California Case Summaries

Lewis v. General Motors LLC — C.D. Cal. Remands Lemon-Law Suit Where Defendant Cannot Show $50K Amount in Controversy Under Magnuson-Moss Act

Unreported / Non-Citable

Case
Lewis v. General Motors LLC
Court
U.S. District Court — Central District of California
Date Decided
2026-01-05
Docket No.
2:25-cv-07484
Status
Unreported / Non-Citable
Topics
Removal jurisdiction; Magnuson-Moss Warranty Act $50,000 threshold; Song-Beverly Act actual damages; civil penalties in amount-in-controversy; attorneys’ fees

Background

Elisa Dolores Lewis purchased a 2020 Chevrolet Colorado for a financed total of $57,401.28 and, after repeated unsuccessful repairs of warranty defects, sued General Motors LLC in Los Angeles Superior Court under California’s Song-Beverly Consumer Warranty Act and the federal Magnuson-Moss Warranty Act (MMWA). She sought actual damages, restitution, a civil penalty of two times actual damages, attorneys’ fees, and other relief.
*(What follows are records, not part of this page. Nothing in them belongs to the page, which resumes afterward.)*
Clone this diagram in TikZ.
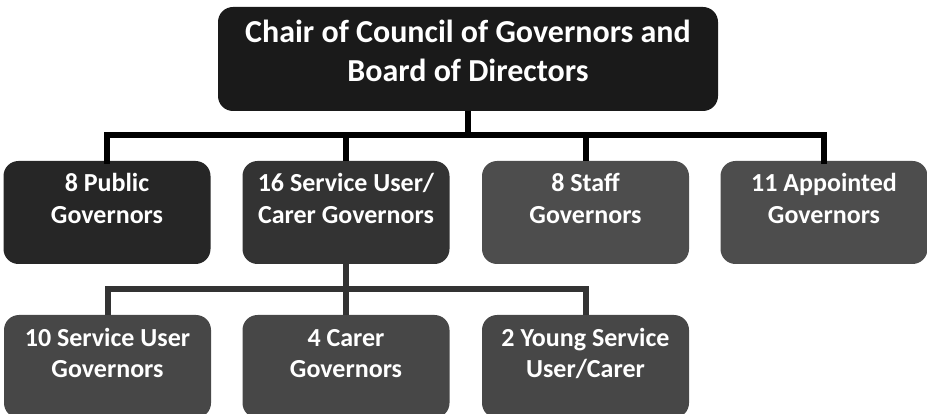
\documentclass[tikz,border=0pt]{standalone}
\usepackage{fontspec}
\setmainfont{Carlito}
\definecolor{chairgray}{HTML}{1A1A1A}
\definecolor{pubgray}{HTML}{262626}
\definecolor{svcgray}{HTML}{333333}
\definecolor{staffgray}{HTML}{4D4D4D}
\definecolor{subgray}{HTML}{474747}
\tikzset{
	govbox/.style={rectangle, rounded corners=15pt, inner sep=0pt, text=white, draw=none,
		font=\bfseries\fontsize{26}{31.7}\selectfont,
		execute at begin node={\begin{minipage}[c][103pt][t]{207pt}\centering\rule{0pt}{31pt}},
		execute at end node={\end{minipage}}},
	chairbox/.style={rectangle, rounded corners=15pt, inner sep=0pt, text=white, fill=chairgray,
		font=\bfseries\fontsize{32}{39}\selectfont,
		execute at begin node={\begin{minipage}[c][104pt][t]{500pt}\centering\rule{0pt}{36pt}},
		execute at end node={\end{minipage}}},
	toplink/.style={draw=black, line width=6pt},
	sublink/.style={draw=svcgray, line width=6pt}
}
\begin{document}
\begin{tikzpicture}[x=1pt,y=-1pt]
		\def\ya{212.5}
		\def\yb{366.5}
		\useasboundingbox (0,0) rectangle (927,414);
		\clip (0,0) rectangle (927,414);
		% top
		\node[chairbox] (chair) at (468,59) {Chair of Council of Governors and\\Board of Directors};
		% second row
		\node[govbox, fill=pubgray] (pub) at (107,\ya) {8 Public\\Governors};
		\node[govbox, fill=svcgray] (svc) at (346,\ya) {16 Service User/\\Carer Governors};
		\node[govbox, fill=staffgray] (staff) at (585.5,\ya) {8 Staff\\Governors};
		\node[govbox, fill=staffgray] (appt) at (824,\ya) {11 Appointed\\Governors};
		% third row
		\node[govbox, fill=subgray] (user) at (107.5,\yb) {10 Service User\\Governors};
		\node[govbox, fill=subgray] (carer) at (346,\yb) {4 Carer\\Governors};
		\node[govbox, fill=subgray] (young) at (585.5,\yb) {2 Young Service\\User/Carer};
		% connectors
		\coordinate (bus) at (468,135);
		\coordinate (subbus) at (346,289);
		\draw[toplink] (chair.south) -- (bus);
		\draw[toplink, line cap=rect] (bus) -| (pub.north);
		\draw[toplink] (bus) -| (svc.north);
		\draw[toplink] (bus) -| (staff.north);
		\draw[toplink, line cap=rect] (bus) -| (appt.north);
		\draw[sublink] (svc.south) -- (subbus);
		\draw[sublink] (subbus) -| (user.north);
		\draw[sublink] (subbus) -| (carer.north);
		\draw[sublink] (subbus) -| (young.north);
	\end{tikzpicture}
\end{document}
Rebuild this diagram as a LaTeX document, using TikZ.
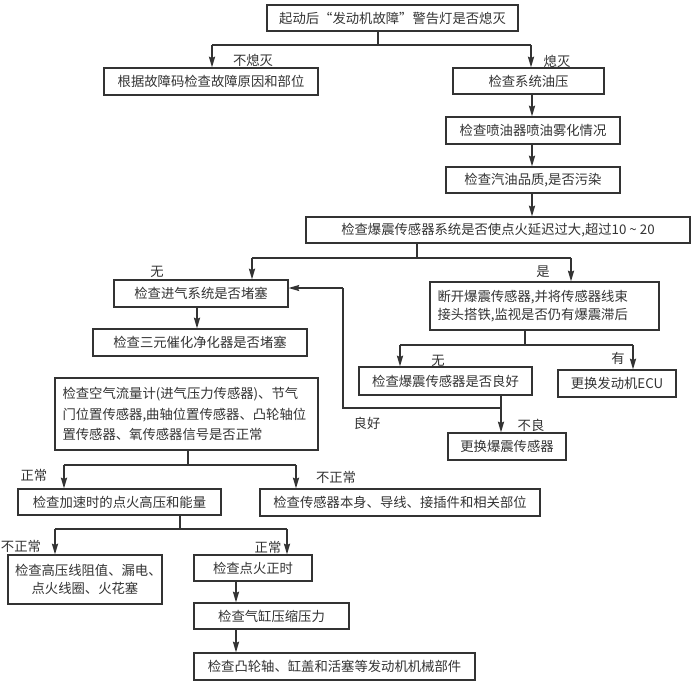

GM removed the case to federal court, asserting both diversity jurisdiction (Lewis is a California citizen; GM is a citizen of Michigan and Delaware, so complete diversity exists) and federal-question jurisdiction under the MMWA. Both bases turn on amount-in-controversy thresholds — $75,000 for diversity, $50,000 for MMWA. Lewis moved to remand, contending GM could not establish either threshold.

The Court’s Holding

Judge Stephen V. Wilson granted the motion to remand. The court began by calculating actual damages under the Song-Beverly Act, which equal the purchase price minus statutory offsets. Because the financing meant the amount “payable” differed from the amount actually paid, the court — following its prior order in Bastida v. Ford and Brady v. Mercedes-Benz — held that restitution is properly measured by the sum of payments actually made before suit was filed. That total came to $37,410.95 (after subtracting payments made after suit was filed). The court did not need to apply additional offsets (mileage, manufacturer’s rebate, etc.) because GM could not satisfy the threshold even using its best-case scenario of zero offsets.

On civil penalties, the court joined the line of California district courts that decline to include Song-Beverly civil penalties when the complaint contains only conclusory allegations of willfulness. Plaintiff’s mere recitation that GM’s violation “was willful” is insufficient; the defendant must point to specific allegations or comparable verdicts to justify adding the penalty to the amount in controversy. On attorneys’ fees, the court accepted that fees are includable under both Song-Beverly and MMWA, but GM had only suggested $5,000, which combined with the $37,410.95 in actual damages still fell short of the $50,000 MMWA threshold (let alone the $75,000 diversity threshold). The case was remanded.

Key Takeaways

  • For Magnuson-Moss claims, federal jurisdiction requires an amount in controversy of at least $50,000 — separate from the $75,000 diversity threshold.
  • When the financing makes the “amount paid” differ from the “amount payable,” restitution under Song-Beverly is properly measured by the sum of payments actually made before suit was filed (Brady v. Mercedes-Benz; Bastida v. Ford).
  • Conclusory allegations of willfulness in the complaint are not enough to include the Song-Beverly civil penalty (up to twice actual damages) in the amount-in-controversy calculation.
  • To carry their burden on civil penalties, removing defendants must either point to factual allegations supporting willfulness or provide evidence (verdicts, judgments) showing the likely penalty amount.
  • Attorneys’ fees can be included in the amount in controversy under both Song-Beverly and MMWA, but speculative low-end estimates by the defendant will not necessarily push the case over the threshold.

Why It Matters

This opinion is a roadmap for plaintiffs’ counsel seeking to remand lemon-law cases removed under either diversity or MMWA. The key levers are (1) restitution measured by actual payments rather than the full financed price, (2) refusing to credit conclusory willfulness allegations as supporting the civil penalty, and (3) treating defendants’ low attorney-fee estimates as inadequate to meet the threshold. The MMWA $50,000 threshold is often the more dangerous one for plaintiffs because it is much lower than diversity’s $75,000.

For automakers and their counsel, the message is that successfully removing a Song-Beverly/MMWA case requires affirmative evidence of willfulness or a developed record of comparable verdicts — not just citation to the boilerplate of the complaint.